Locate each line of the material that contains "matplotlib", then return it.
—————
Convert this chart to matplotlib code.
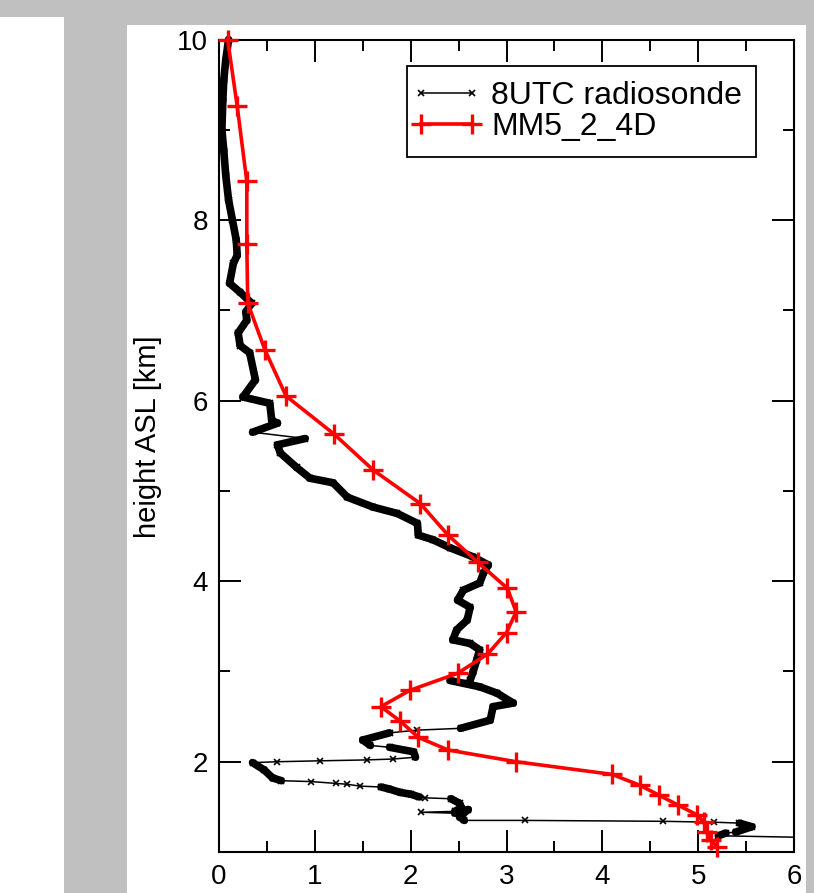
import numpy as np
import matplotlib
matplotlib.use("Agg")
import matplotlib.pyplot as plt
from matplotlib.patches import Rectangle
from matplotlib.collections import LineCollection
from matplotlib.ticker import MultipleLocator
from matplotlib.legend_handler import HandlerLine2D

plt.rcParams['font.family'] = ['Liberation Sans', 'DejaVu Sans']

# ---------------- data ----------------
sonde_label = "8UTC radiosonde"
sonde_x = [0.10, 0.07, 0.05, 0.04, 0.03, 0.05, 0.07, 0.10, 0.14, 0.18, 0.19, 0.15,
           0.11, 0.22, 0.34, 0.28, 0.29, 0.20, 0.22, 0.32, 0.38, 0.25, 0.53, 0.55,
           0.61, 0.35, 0.90, 0.61, 0.64, 0.81, 0.95, 1.19, 1.34, 1.61, 1.86, 2.07,
           2.08, 2.23, 2.41, 2.65, 2.81, 2.76, 2.72, 2.55, 2.49, 2.62, 2.59, 2.48,
           2.44, 2.62, 2.72, 2.69, 2.65, 2.62, 2.41, 2.72, 2.90, 3.07, 2.86, 2.83,
           2.52, 2.07, 1.78, 1.50, 1.58, 1.78, 2.03, 2.05, 1.82, 1.54, 1.05, 0.61,
           0.35, 0.47, 0.56, 0.65, 0.96, 1.22, 1.34, 1.47, 1.69, 1.77, 1.89, 2.00,
           2.09, 2.15, 2.42, 2.51, 2.53, 2.46, 2.11, 2.46, 2.60, 2.51, 2.56, 3.19,
           4.63, 5.17, 5.43, 5.56, 5.39, 5.29, 5.21, 6.20]
sonde_h = [10.00, 9.77, 9.55, 9.33, 9.00, 8.77, 8.50, 8.22, 8.00, 7.78, 7.61, 7.52,
           7.30, 7.20, 7.08, 6.98, 6.89, 6.75, 6.61, 6.53, 6.23, 6.04, 5.97, 5.78,
           5.75, 5.65, 5.58, 5.51, 5.42, 5.26, 5.14, 5.09, 4.93, 4.82, 4.75, 4.64,
           4.51, 4.46, 4.37, 4.27, 4.18, 4.09, 3.98, 3.90, 3.79, 3.71, 3.57, 3.46,
           3.35, 3.31, 3.24, 3.13, 2.99, 2.90, 2.90, 2.83, 2.76, 2.65, 2.61, 2.46,
           2.37, 2.35, 2.32, 2.24, 2.18, 2.16, 2.11, 2.05, 2.03, 2.02, 2.01, 2.00,
           1.99, 1.91, 1.82, 1.79, 1.78, 1.76, 1.75, 1.73, 1.72, 1.70, 1.66, 1.64,
           1.61, 1.60, 1.59, 1.54, 1.49, 1.45, 1.44, 1.43, 1.47, 1.39, 1.35, 1.35,
           1.34, 1.33, 1.32, 1.28, 1.22, 1.21, 1.18, 1.16]

mm5_label = "MM5_2_4D"
mm5_x = [0.09, 0.19, 0.29, 0.29, 0.30, 0.48, 0.70, 1.20, 1.61, 2.10, 2.39, 2.70,
         3.01, 3.10, 3.00, 2.80, 2.49, 1.99, 1.69, 1.89, 2.08, 2.39, 3.10, 4.10,
         4.39, 4.59, 4.79, 4.99, 5.06, 5.09, 5.13, 5.20]
mm5_h = [10.00, 9.26, 8.43, 7.73, 7.08, 6.56, 6.05, 5.63, 5.23, 4.86, 4.51, 4.21,
         3.92, 3.66, 3.43, 3.19, 2.98, 2.79, 2.61, 2.45, 2.27, 2.13, 2.00, 1.86,
         1.74, 1.63, 1.52, 1.41, 1.33, 1.22, 1.13, 1.06]

ylabel = "height ASL [km]"
xticks = [0, 1, 2, 3, 4, 5, 6]
yticks = [2, 4, 6, 8, 10]

# ---------------- figure ----------------
W, H = 814, 893
fig = plt.figure(figsize=(W / 100, H / 100), dpi=100, facecolor='#c0c0c0')
fig.add_artist(Rectangle((0, 0), 64 / W, (H - 17) / H, transform=fig.transFigure,
                         facecolor='white', edgecolor='none', zorder=-5))
fig.add_artist(Rectangle((127 / W, 0), (806 - 127) / W, (H - 25) / H,
                         transform=fig.transFigure, facecolor='white',
                         edgecolor='none', zorder=-5))

ax = fig.add_axes([219 / W, 1 - 852 / H, (794 - 219) / W, (852 - 39.5) / H])
ax.set_xlim(0, 6)
ax.set_ylim(1, 10)

# dense (slowly drifting) parts of the sounding appear as a thick band
pts = ax.transData.transform(np.column_stack([sonde_x, sonde_h]))
segs = []
for i in range(len(pts) - 1):
    dx = abs(pts[i + 1, 0] - pts[i, 0])
    dy = abs(pts[i + 1, 1] - pts[i, 1])
    if dx <= 6 * dy:
        segs.append([(sonde_x[i], sonde_h[i]), (sonde_x[i + 1], sonde_h[i + 1])])
lc = LineCollection(segs, colors='black', linewidths=5.5, capstyle='round',
                    joinstyle='round', zorder=2, clip_on=False)
ax.add_collection(lc)

ax.plot(sonde_x, sonde_h, color='black', lw=1.1, marker='x', ms=4, mew=1.2,
        label=sonde_label, zorder=3, clip_on=True)
ax.plot(mm5_x, mm5_h, color='red', lw=2.6, marker='+', ms=15, mew=2.4,
        label=mm5_label, zorder=4, clip_on=False)

ax.set_xticks(xticks)
ax.set_yticks(yticks)
ax.xaxis.set_minor_locator(MultipleLocator(0.5))
ax.yaxis.set_minor_locator(MultipleLocator(1))
ax.tick_params(which='both', direction='in', top=True, right=True, width=1.4,
               color='black')
ax.tick_params(which='major', length=16)
ax.tick_params(which='minor', length=8)
ax.tick_params(axis='x', which='major', labelsize=20, pad=9)
ax.tick_params(axis='y', which='major', labelsize=20, pad=8)
for sp in ax.spines.values():
    sp.set_linewidth(1.5)

ax.set_ylabel(ylabel, fontsize=21)
ax.yaxis.set_label_coords(-0.099, 0.511)

leg = ax.legend(loc='center', bbox_to_anchor=(581.5 / W, 1 - 111.5 / H),
                bbox_transform=fig.transFigure, fontsize=23, frameon=True,
                fancybox=False, edgecolor='black', framealpha=1,
                handlelength=1.6, handletextpad=0.6, borderpad=0.45,
                labelspacing=0.05, numpoints=2,
                handler_map={plt.Line2D: HandlerLine2D(marker_pad=0)})
leg.get_frame().set_linewidth(1.3)
for h in leg.legend_handles:
    if h.get_color() == 'black':
        h.set_markersize(4)

fig.savefig("out.png", dpi=100, facecolor=fig.get_facecolor())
—————
** Written answer **
Convert this chart to matplotlib code.
import matplotlib
matplotlib.use("Agg")
import matplotlib.pyplot as plt
from matplotlib.patches import Rectangle
from matplotlib.collections import LineCollection
from matplotlib.ticker import MultipleLocator
from matplotlib.legend_handler import HandlerLine2D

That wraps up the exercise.